New Zealand's housing market has recorded its strongest annual price growth in years, with the national median rising 3.2 per cent year-on-year to $795,000 in February. Combined with January's 0.7 per cent annual gain, it marks back-to-back months of positive annual growth. This is the first consecutive positive readings since the post-pandemic correction began in 2022.

The February result needs seasonal context. January is always the market's quietest month, and February consistently delivers a strong rebound as buyers and sellers return from summer. This year's 5.2 per cent month-on-month lift from $755,000 to $795,000 sits squarely within the historical norm. What is not seasonal, which is why it matters more, is the annual trend. The 3.2 per cent year-on-year gain is the latest sign of hope that the market's long period of price stability is giving way to modest but genuine appreciation.

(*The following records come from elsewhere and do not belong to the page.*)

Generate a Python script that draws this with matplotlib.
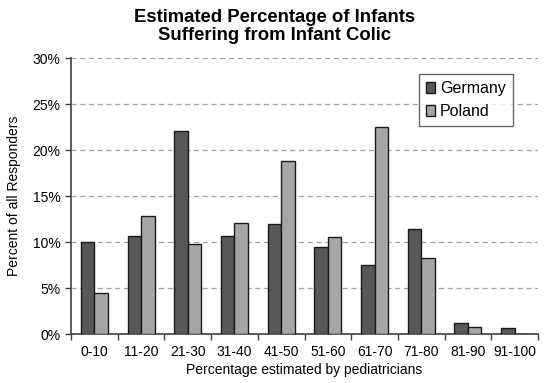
import matplotlib
matplotlib.use("Agg")
import matplotlib.pyplot as plt
import numpy as np
from matplotlib.ticker import FuncFormatter, FixedLocator

categories = ["0-10", "11-20", "21-30", "31-40", "41-50", "51-60", "61-70", "71-80", "81-90", "91-100"]
germany = [10.0, 10.7, 22.1, 10.7, 11.95, 9.5, 7.5, 11.4, 1.2, 0.65]
poland = [4.5, 12.8, 9.75, 12.05, 18.8, 10.5, 22.5, 8.3, 0.75, 0.0]
yticks = [0, 5, 10, 15, 20, 25, 30]

plt.rcParams['font.family'] = ['Liberation Sans', 'DejaVu Sans']

fig = plt.figure(figsize=(5.5, 3.83), dpi=100)
ax = fig.add_axes([71/550, 1-334/383, (538-71)/550, (334-58)/383])

x = np.arange(len(categories))
w = 0.29
ax.bar(x - w/2, germany, w, color="#585858", edgecolor="#1a1a1a", linewidth=1.0, label="Germany", zorder=3)
ax.bar(x + w/2, poland, w, color="#a6a6a6", edgecolor="#1a1a1a", linewidth=1.0, label="Poland", zorder=3)

ax.set_xlim(-0.5, len(categories) - 0.5)
ax.set_ylim(0, 30)
ax.set_yticks(yticks)
ax.yaxis.set_major_formatter(FuncFormatter(lambda v, p: f"{int(v)}%"))
ax.yaxis.grid(True, linestyle=(0, (4, 3)), color="#a0a0a0", linewidth=0.9, zorder=0)
ax.set_axisbelow(True)

ax.set_xticks(x)
ax.set_xticklabels(categories, fontsize=10)
ax.xaxis.set_minor_locator(FixedLocator(np.arange(-0.5, len(categories), 1.0)))
ax.tick_params(axis='x', which='major', length=0, pad=8)
ax.tick_params(axis='x', which='minor', length=4, width=1.0, color="#404040", direction='out')
ax.tick_params(axis='y', length=4, width=1.0, color="#404040", direction='out', labelsize=10)

for s in ['top', 'right']:
    ax.spines[s].set_visible(False)
for s in ['left', 'bottom']:
    ax.spines[s].set_color("#404040")
    ax.spines[s].set_linewidth(1.2)

ax.set_xlabel("Percentage estimated by pediatricians", fontsize=10, labelpad=3)
ax.set_ylabel("Percent of all Responders", fontsize=10, labelpad=8)
fig.text(0.5, 1 - 9/383, "Estimated Percentage of Infants\nSuffering from Infant Colic",
         ha='center', va='top', fontsize=13.3, fontweight='bold', linespacing=1.1)

leg = ax.legend(loc='upper right', bbox_to_anchor=((513-71)/467, (334-74)/276), borderaxespad=0,
                fontsize=11.5, frameon=True,
                fancybox=False, edgecolor="#404040", handlelength=0.6, handleheight=0.6,
                handletextpad=0.3, borderpad=0.45, labelspacing=0.5)
leg.get_frame().set_linewidth(1.0)

fig.savefig("out.png", dpi=100)
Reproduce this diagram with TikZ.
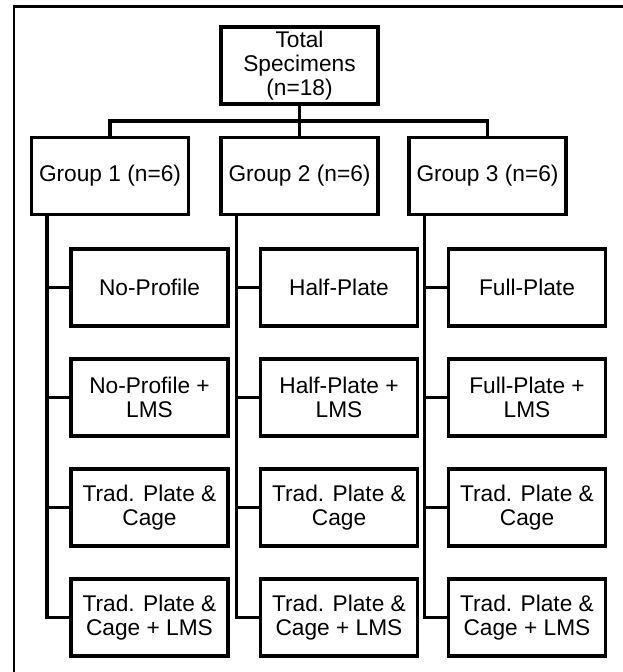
\documentclass[tikz,border=0pt]{standalone}
\usepackage{fontspec}
\setmainfont{Liberation Sans}
\tikzset{
  box/.style={draw, line width=3.3pt, minimum width=157pt, minimum height=77pt,
    inner sep=0pt, align=center},
  link/.style={line width=3.6pt}
}
\begin{document}
\begin{tikzpicture}[x=1pt, y=-1pt,
   every node/.style={font=\fontsize{22.7}{24}\selectfont}]
\useasboundingbox (0,0) rectangle (623,672);
\draw[line width=2.8pt] (14,672) -- (14,6.5) -- (623,6.5);

\node[box] (tot) at (299.5,65.5) {Total\\Specimens\\(n=18)};

\node[box] (g1) at (110,176)   {Group 1 (n=6)};
\node[box] (g2) at (299.5,176) {Group 2 (n=6)};
\node[box] (g3) at (487.5,176) {Group 3 (n=6)};

% group 1
\node[box] (g1a) at (149.5,287.5) {No-Profile};
\node[box] (g1b) at (149.5,397.5) {No-Profile +\\LMS};
\node[box] (g1c) at (149.5,507.5) {Trad. Plate \&\\Cage};
\node[box] (g1d) at (149.5,617.5) {Trad. Plate \&\\Cage + LMS};
% group 2
\node[box] (g2a) at (339,287.5) {Half-Plate};
\node[box] (g2b) at (339,397.5) {Half-Plate +\\LMS};
\node[box] (g2c) at (339,507.5) {Trad. Plate \&\\Cage};
\node[box] (g2d) at (339,617.5) {Trad. Plate \&\\Cage + LMS};
% group 3
\node[box] (g3a) at (527,287.5) {Full-Plate};
\node[box] (g3b) at (527,397.5) {Full-Plate +\\LMS};
\node[box] (g3c) at (527,507.5) {Trad. Plate \&\\Cage};
\node[box] (g3d) at (527,617.5) {Trad. Plate \&\\Cage + LMS};

% connectors
\coordinate (bus) at (299.5,121);
\draw[link] (tot.south) -- (g2.north);
\draw[link] (g1.north) |- (bus) -| (g3.north);

\coordinate (t1) at ([xshift=17pt]g1.south west);
\coordinate (t2) at ([xshift=17pt]g2.south west);
\coordinate (t3) at ([xshift=17pt]g3.south west);

\draw[link] (t1) |- (g1d.west);
\draw[link] (t1 |- g1a.west) -- (g1a.west);
\draw[link] (t1 |- g1b.west) -- (g1b.west);
\draw[link] (t1 |- g1c.west) -- (g1c.west);

\draw[link] (t2) |- (g2d.west);
\draw[link] (t2 |- g2a.west) -- (g2a.west);
\draw[link] (t2 |- g2b.west) -- (g2b.west);
\draw[link] (t2 |- g2c.west) -- (g2c.west);

\draw[link] (t3) |- (g3d.west);
\draw[link] (t3 |- g3a.west) -- (g3a.west);
\draw[link] (t3 |- g3b.west) -- (g3b.west);
\draw[link] (t3 |- g3c.west) -- (g3c.west);
\end{tikzpicture}
\end{document}
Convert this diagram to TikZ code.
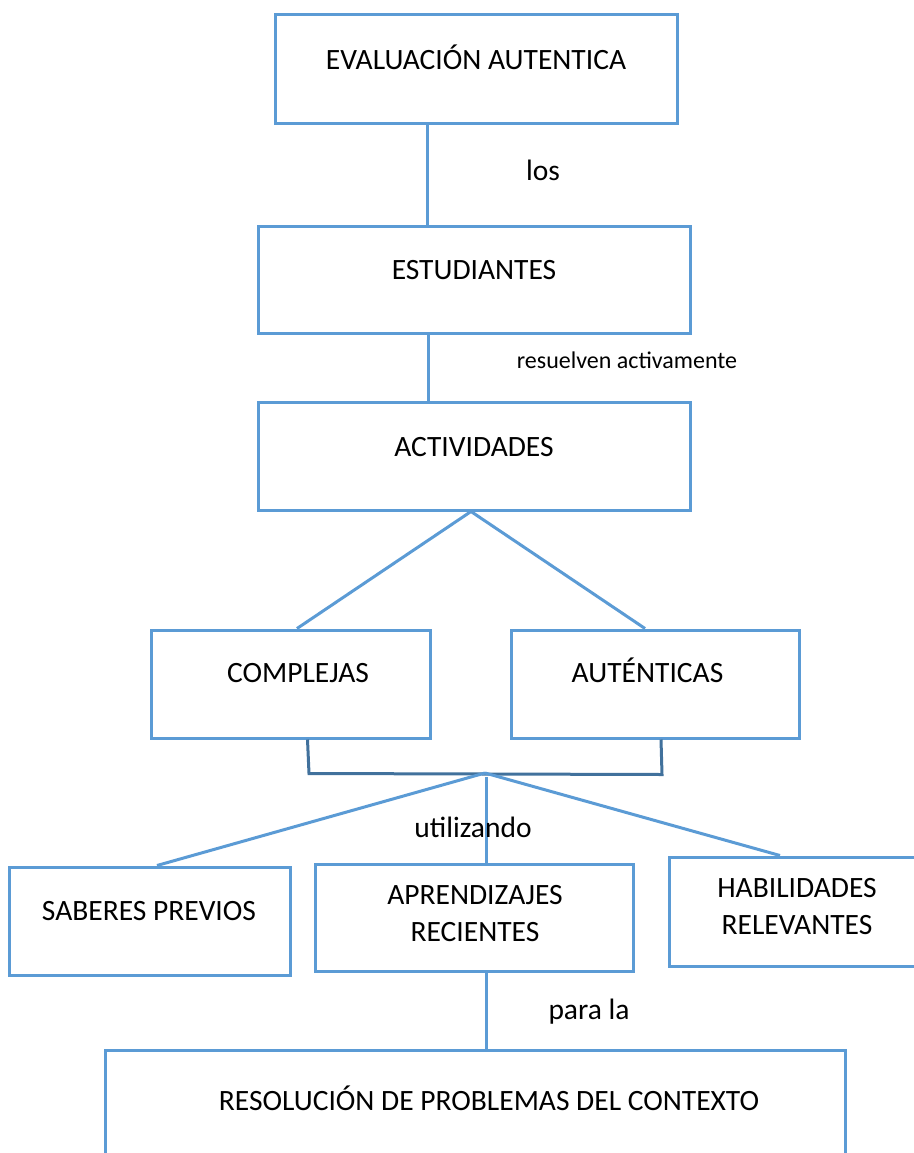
\documentclass[tikz,border=0pt]{standalone}
\usepackage{fontspec}
\setmainfont{Carlito}
\definecolor{azul}{HTML}{5B9BD5}
\definecolor{azuloscuro}{HTML}{41719C}
\tikzset{
  caja/.style={draw=azul, line width=3pt, rectangle, inner sep=0pt},
  linea/.style={draw=azul, line width=3pt},
  corchete/.style={draw=azuloscuro, line width=3pt},
  texto/.style={font=\fontsize{29.5}{37}\selectfont, align=center, inner sep=0pt},
  etiqueta/.style={font=\fontsize{29.5}{34}\selectfont, inner sep=0pt},
  chica/.style={font=\fontsize{24}{28}\selectfont, inner sep=0pt}
}
\begin{document}
\begin{tikzpicture}[x=1pt,y=-1pt]
	\useasboundingbox (0,0) rectangle (913,1153);

	% Boxes
	\node[caja, minimum width=402, minimum height=109] (eval) at (476,69.5) {};
	\node[caja, minimum width=432, minimum height=107] (estud) at (474,279.5) {};
	\node[caja, minimum width=432, minimum height=108] (activ) at (474,456) {};
	\node[caja, minimum width=279, minimum height=108] (compl) at (290.5,684) {};
	\node[caja, minimum width=288, minimum height=108] (auten) at (655,684) {};
	\node[caja, minimum width=281, minimum height=108] (saber) at (149.5,921) {};
	\node[caja, minimum width=318, minimum height=107] (aprend) at (474,917.5) {};
	\node[caja, minimum width=256, minimum height=109] (habil) at (797,911.5) {};
	\node[caja, minimum width=740, minimum height=115] (resol) at (475,1107.5) {};

	% Texts in the boxes
	\node[texto] (t-eval) at (476,57) {EVALUACIÓN AUTENTICA};
	\node[texto] (t-estud) at (474,270) {ESTUDIANTES};
	\node[texto] (t-activ) at (474,447) {ACTIVIDADES};
	\node[texto] (t-compl) at (298,673) {COMPLEJAS};
	\node[texto] (t-auten) at (647.5,670) {AUTÉNTICAS};
	\node[texto] (t-saber) at (149,911) {SABERES PREVIOS};
	\node[texto] (t-aprend) at (475,913.5) {APRENDIZAJES\\RECIENTES};
	\node[texto] (t-habil) at (797,907) {HABILIDADES\\RELEVANTES};
	\node[texto] (t-resol) at (489,1098) {RESOLUCIÓN DE PROBLEMAS DEL CONTEXTO};

	% Connectors
	\draw[linea] ([xshift=-49pt]eval.south) -- ([xshift=-47pt]estud.north);
	\draw[linea] ([xshift=-46pt]estud.south) -- ([xshift=-46pt]activ.north);
	\draw[linea] ([xshift=-3pt]activ.south) -- ([xshift=6.5pt]compl.north);
	\draw[linea] ([xshift=-3pt]activ.south) -- ([xshift=-10pt]auten.north);

	% Bracket under the two boxes
	\draw[corchete] ([xshift=17pt]compl.south) -- ([xshift=18.5pt,yshift=-34pt]compl.south)
		-- ([xshift=7pt,yshift=-35pt]auten.south) -- ([xshift=6pt]auten.south);
	\coordinate (union) at (485,773);
	\draw[linea] (union) -- ([xshift=7.5pt]saber.north);
	\draw[linea] ([yshift=-4pt]union.center -| aprend.north) ++(12pt,0) -- ([xshift=12pt]aprend.north);
	\draw[linea] (union) -- ([xshift=-17pt]habil.north);
	\draw[linea] ([xshift=12pt]aprend.south) -- ([xshift=11pt]resol.north);

	% Connector labels
	\node[etiqueta] (l-los) at (543,170) {los};
	\node[chica] (l-resuelven) at (627,360) {resuelven activamente};
	\node[etiqueta] (l-utilizando) at (473,827) {utilizando};
	\node[etiqueta] (l-parala) at (589,1012) {para la};
\end{tikzpicture}
\end{document}
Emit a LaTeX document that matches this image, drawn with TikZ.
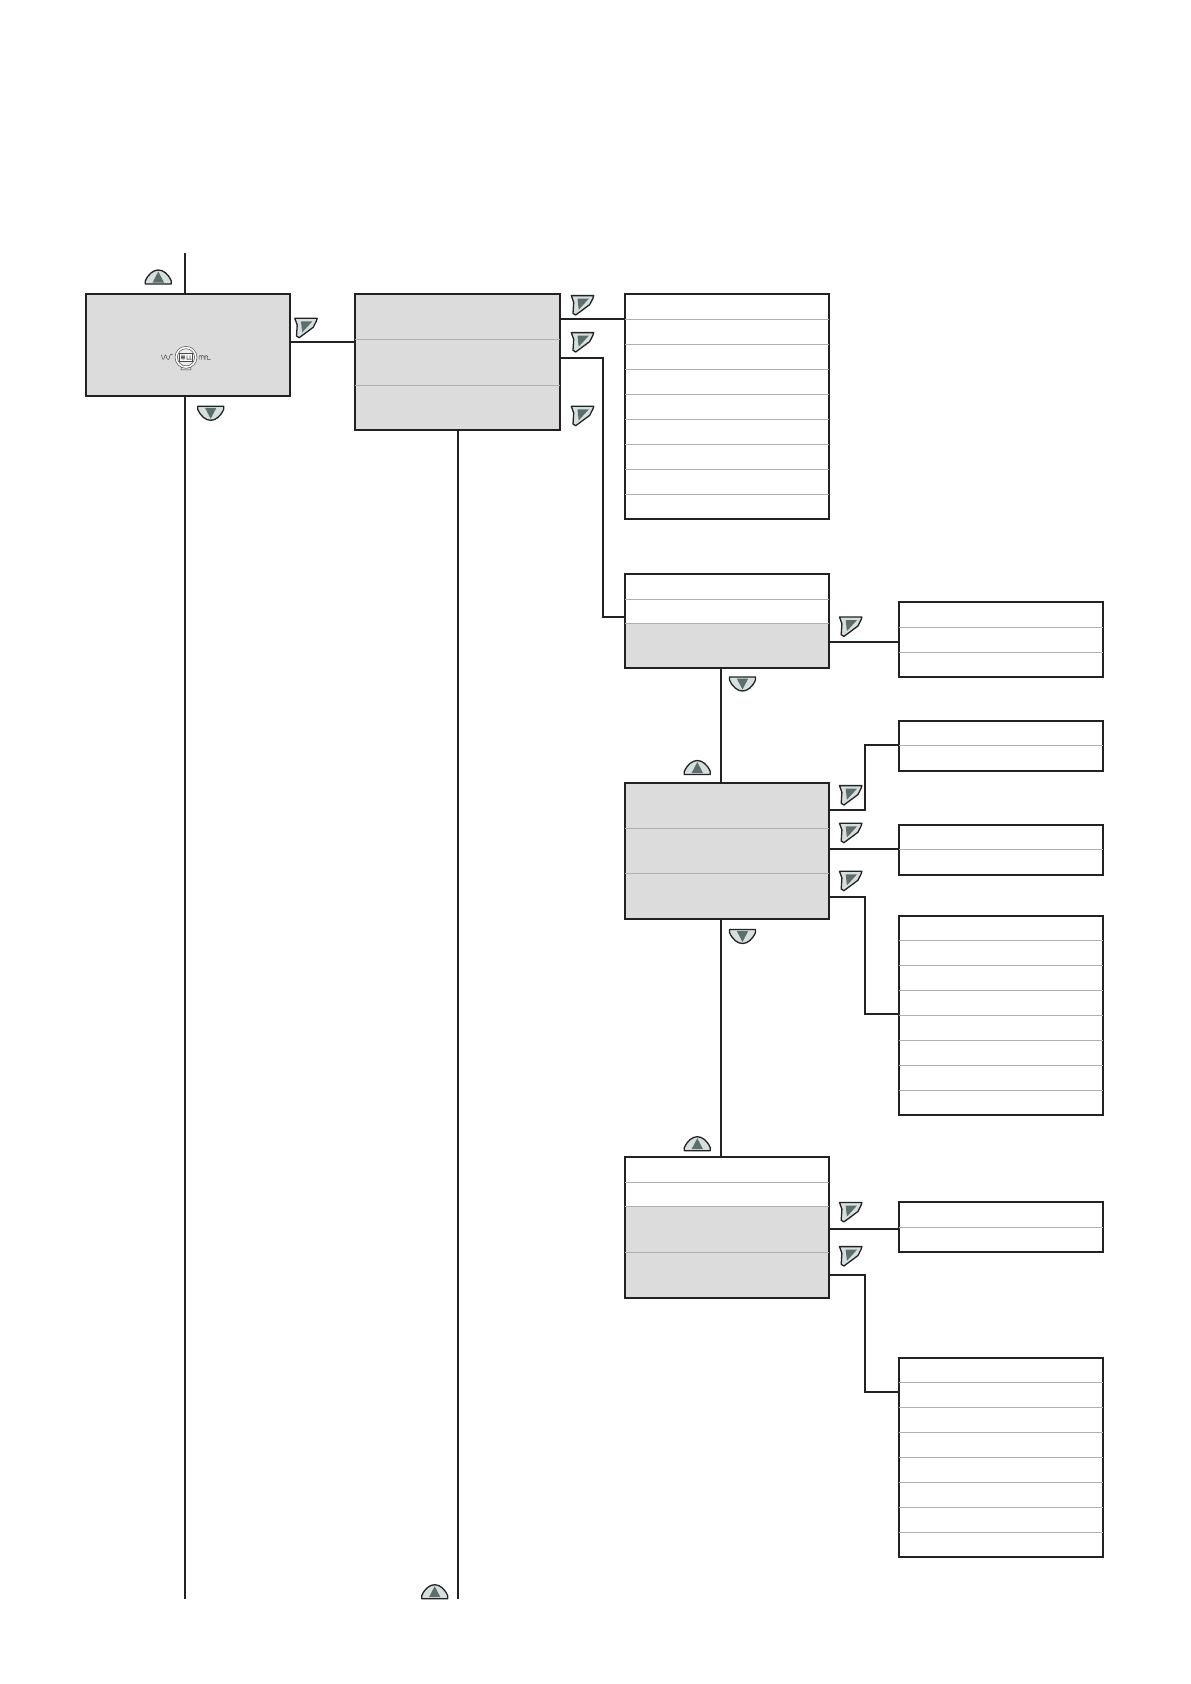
\documentclass[tikz,border=0pt]{standalone}
\definecolor{framecol}{HTML}{222222}
\definecolor{panelgrey}{HTML}{DCDCDC}
\definecolor{rulegrey}{HTML}{B0B0B0}
\definecolor{keyface}{HTML}{D3E0DD}
\definecolor{keymark}{HTML}{5C6F6D}
\definecolor{symbolcol}{HTML}{4A4A4A}
\tikzset{
  frame/.style={draw=framecol,line width=2.2pt,rectangle,inner sep=0pt,outer sep=0pt,anchor=north west},
  rowline/.style={draw=rulegrey,line width=0.9pt},
  wire/.style={draw=framecol,line width=2.2pt,line join=miter},
  keyedge/.style={draw=framecol,fill=keyface,line width=1.3pt,line join=round},
  keyarrow/.style={fill=keymark},
  upkey/.pic={
    \draw[keyedge] (-13,7) -- (-13,4) .. controls (-10,-3) and (-5,-7) .. (0,-7) .. controls (5,-7) and (10,-3) .. (13,4) -- (13,7) -- cycle;
    \fill[keyarrow] (0,-5.5) -- (5.7,5.5) -- (-5.7,5.5) -- cycle;
  },
  enterkey/.pic={
    \draw[keyedge] (-11.2,-9.7) -- (11.2,-9.7) -- (10.4,-7) -- (7.2,-0.7) -- (-6.8,9.7) -- (-9.5,8) -- (-8.8,-3) -- cycle;
    \fill[keyarrow] (-5,-6.6) -- (6.3,-6.6) -- (-3.8,4.4) -- cycle;
  }
}
% \panel{name}{x1}{y1}{x2}{y2}
\newcommand{\panel}[5]{%
  \pgfmathsetmacro{\pw}{#4-#2}\pgfmathsetmacro{\ph}{#5-#3}%
  \node[frame,minimum width=\pw pt,minimum height=\ph pt] (#1) at (#2,#3) {};}
\newcommand{\rows}[2]{\foreach \ry in {#2}{\draw[rowline] (#1.west |- 0,\ry) -- (#1.east |- 0,\ry);}}
\begin{document}
\begin{tikzpicture}[x=1pt,y=-1pt]
\useasboundingbox (0,0) rectangle (1191,1684);
% grey fills
\fill[panelgrey] (86,294) rectangle (290,395.7);
\fill[panelgrey] (355,294) rectangle (560,430);
\fill[panelgrey] (625,623.3) rectangle (828.7,668.3);
\fill[panelgrey] (625,782.7) rectangle (828.7,919);
\fill[panelgrey] (625,1206.3) rectangle (828.7,1297.7);
% panels
\panel{a}{86}{294}{290}{395.7}
\panel{b}{355}{294}{560}{430}
\panel{c}{625}{294}{828.7}{518.7}
\panel{d}{625}{574}{828.7}{668.3}
\panel{e}{625}{782.7}{828.7}{919}
\panel{f}{625}{1156.7}{828.7}{1297.7}
\panel{g}{898.7}{602}{1103}{676.7}
\panel{h}{898.7}{721.3}{1103}{770.7}
\panel{i}{898.7}{825}{1103}{874.7}
\panel{j}{898.7}{915.7}{1103}{1114.7}
\panel{k}{898.7}{1202}{1103}{1252}
\panel{l}{898.7}{1358}{1103}{1556.7}
\rows{b}{339.3,385.3}
\rows{c}{319.3,344.3,369.3,394.3,419.3,444.3,469.3,494}
\rows{d}{599.3,623.3}
\rows{e}{828.3,873.3}
\rows{f}{1182.3,1206.3,1252.3}
\rows{g}{627.3,652.3}
\rows{h}{745.3}
\rows{i}{849.3}
\rows{j}{940.3,965.3,990.3,1015.3,1040.3,1065.3,1090.3}
\rows{k}{1227.3}
\rows{l}{1382.3,1407.3,1432.3,1457.3,1482.3,1507.3,1532.3}
% free ends
\coordinate (leftTop) at (185,253.3);
\coordinate (leftEnd) at (185,1598.7);
\coordinate (midEnd) at (458,1598.7);
% connectors
\draw[wire] (leftTop) -- (leftTop |- a.north);
\draw[wire] (leftEnd |- a.south) -- (leftEnd);
\draw[wire] (a.east |- 0,341.7) -- (b.west |- 0,341.7);
\draw[wire] (midEnd |- b.south) -- (midEnd);
\draw[wire] (b.east |- 0,318.7) -- (c.west |- 0,318.7);
\draw[wire] (b.east |- 0,357.7) -| (602.7,617) -- (d.west |- 0,617);
\draw[wire] (d.east |- 0,641.7) -- (g.west |- 0,641.7);
\draw[wire] (721,0 |- d.south) -- (721,0 |- e.north);
\draw[wire] (e.east |- 0,809.7) -| (865,745.3) -- (h.west |- 0,745.3);
\draw[wire] (e.east |- 0,848.7) -- (i.west |- 0,848.7);
\draw[wire] (e.east |- 0,896.7) -| (865,1013.7) -- (j.west |- 0,1013.7);
\draw[wire] (721,0 |- e.south) -- (721,0 |- f.north);
\draw[wire] (f.east |- 0,1228.7) -- (k.west |- 0,1228.7);
\draw[wire] (f.east |- 0,1275) -| (865,1391.7) -- (l.west |- 0,1391.7);
% keys
\foreach \kx/\ky in {158.3/277,697.3/767.5,697.3/1143.7,434.7/1591.7}
  \pic at (\kx,\ky) {upkey};
\foreach \kx/\ky in {210.7/413.3,742.5/684,742.5/936.5}
  \pic[yscale=-1] at (\kx,\ky) {upkey};
\foreach \kx/\ky in {306/328,582.5/305.3,582.5/342.3,582.5/416,850.7/626.7,850.7/795.3,850.7/833,850.7/881,850.7/1212.2,850.7/1256.3}
  \pic at (\kx,\ky) {enterkey};
% instrument symbol in the first panel
\begin{scope}[shift={(186,357.3)},line width=0.5pt]
  \draw[symbolcol,fill=panelgrey] (-4.5,8) -- (-5,12.5) -- (5,12.5) -- (4.5,8) -- cycle;
  \draw[symbolcol,fill=white] (0,0) circle (11);
  \draw[symbolcol,fill=panelgrey!50] (0,0) circle (8.6);
  \draw[symbolcol,fill=white,line width=0.7pt] (-6.5,-4) rectangle (6.5,4);
  \draw[symbolcol,line width=0.7pt] (-5,2) -- (-4,-2) -- (-3,2) -- (-2,-2) -- (-1,2) (1,-2) -- (1,2) -- (3,2) (4,-2) -- (4,2) -- (5.5,2);
  \draw[symbolcol] (-24.5,-2.5) .. controls (-23.5,3) and (-22.5,3) .. (-21.5,0) .. controls (-21,-3) and (-20,-3) .. (-19.5,0) .. controls (-18.5,3) and (-17,3) .. (-16.5,0) .. controls (-16,-3.5) and (-15,-3.5) .. (-13,-2.5);
  \draw[symbolcol] (13,2.2) -- (13,-1) .. controls (13,-2.2) and (15.5,-2.2) .. (15.5,-1) -- (15.5,2.2) (15.5,-1) .. controls (15.5,-2.2) and (18,-2.2) .. (18,-1) -- (18,2.2) (19,2.2) -- (19,-1) .. controls (19,-2.2) and (21.5,-2.2) .. (21.5,-1) -- (21.5,2.2) -- (24.5,2.2);
\end{scope}
\end{tikzpicture}
\end{document}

That appreciation is now broad-based. The national median excluding Auckland reached $715,000, up 2.1 per cent annually, confirming the February result is not an Auckland composition story. Even the two cities that endured the deepest corrections, Auckland and Wellington, are now recording positive annual growth, a meaningful shift after years of pressure.


The market is also better supplied than it has been at any point during the recovery. New listings reached 11,891 in February, up 6.0 per cent on the same month last year, and the 12-month rolling count of listings sits at 111,378. Yet the market is absorbing that supply efficiently: the sales-to-listings conversion ratio reached 72.3 per cent in February, the highest level its been at for the last five years.

The 12-month rolling count of sales reached 80,564, up approximately 9 per cent from the same point last year. Transaction activity has been recovering steadily since the correction low, and February's 6,523 sales were essentially level with February 2025's 6,502 — a sign that the annual improvement is structural rather than month-to-month noise.


A recovery without a tailwind

The Reserve Bank held the Official Cash Rate at 2.25 per cent in February, and inflation remains at 3.1 per cent, slightly above the 1 to 3 per cent target band. The rate-cutting cycle that supported the market through 2024 and 2025 appears to have run its course for now.

That context makes February's result more meaningful, not less. Price growth is accelerating even as the monetary tailwind fades, suggesting the market's recovery is increasingly self-sustaining — driven by genuine demand, realistic vendor expectations, and a stock of buyers who have been waiting for the right conditions rather than chasing capital gains.

The question heading into autumn is whether February's momentum can survive the typical seasonal slowdown. Historically, March holds or extends February's gains before the April-July period brings its predictable softening. If the annual growth rate holds above 3 per cent through the cooler months, it will be a signal that New Zealand's housing market has genuinely entered a new phase.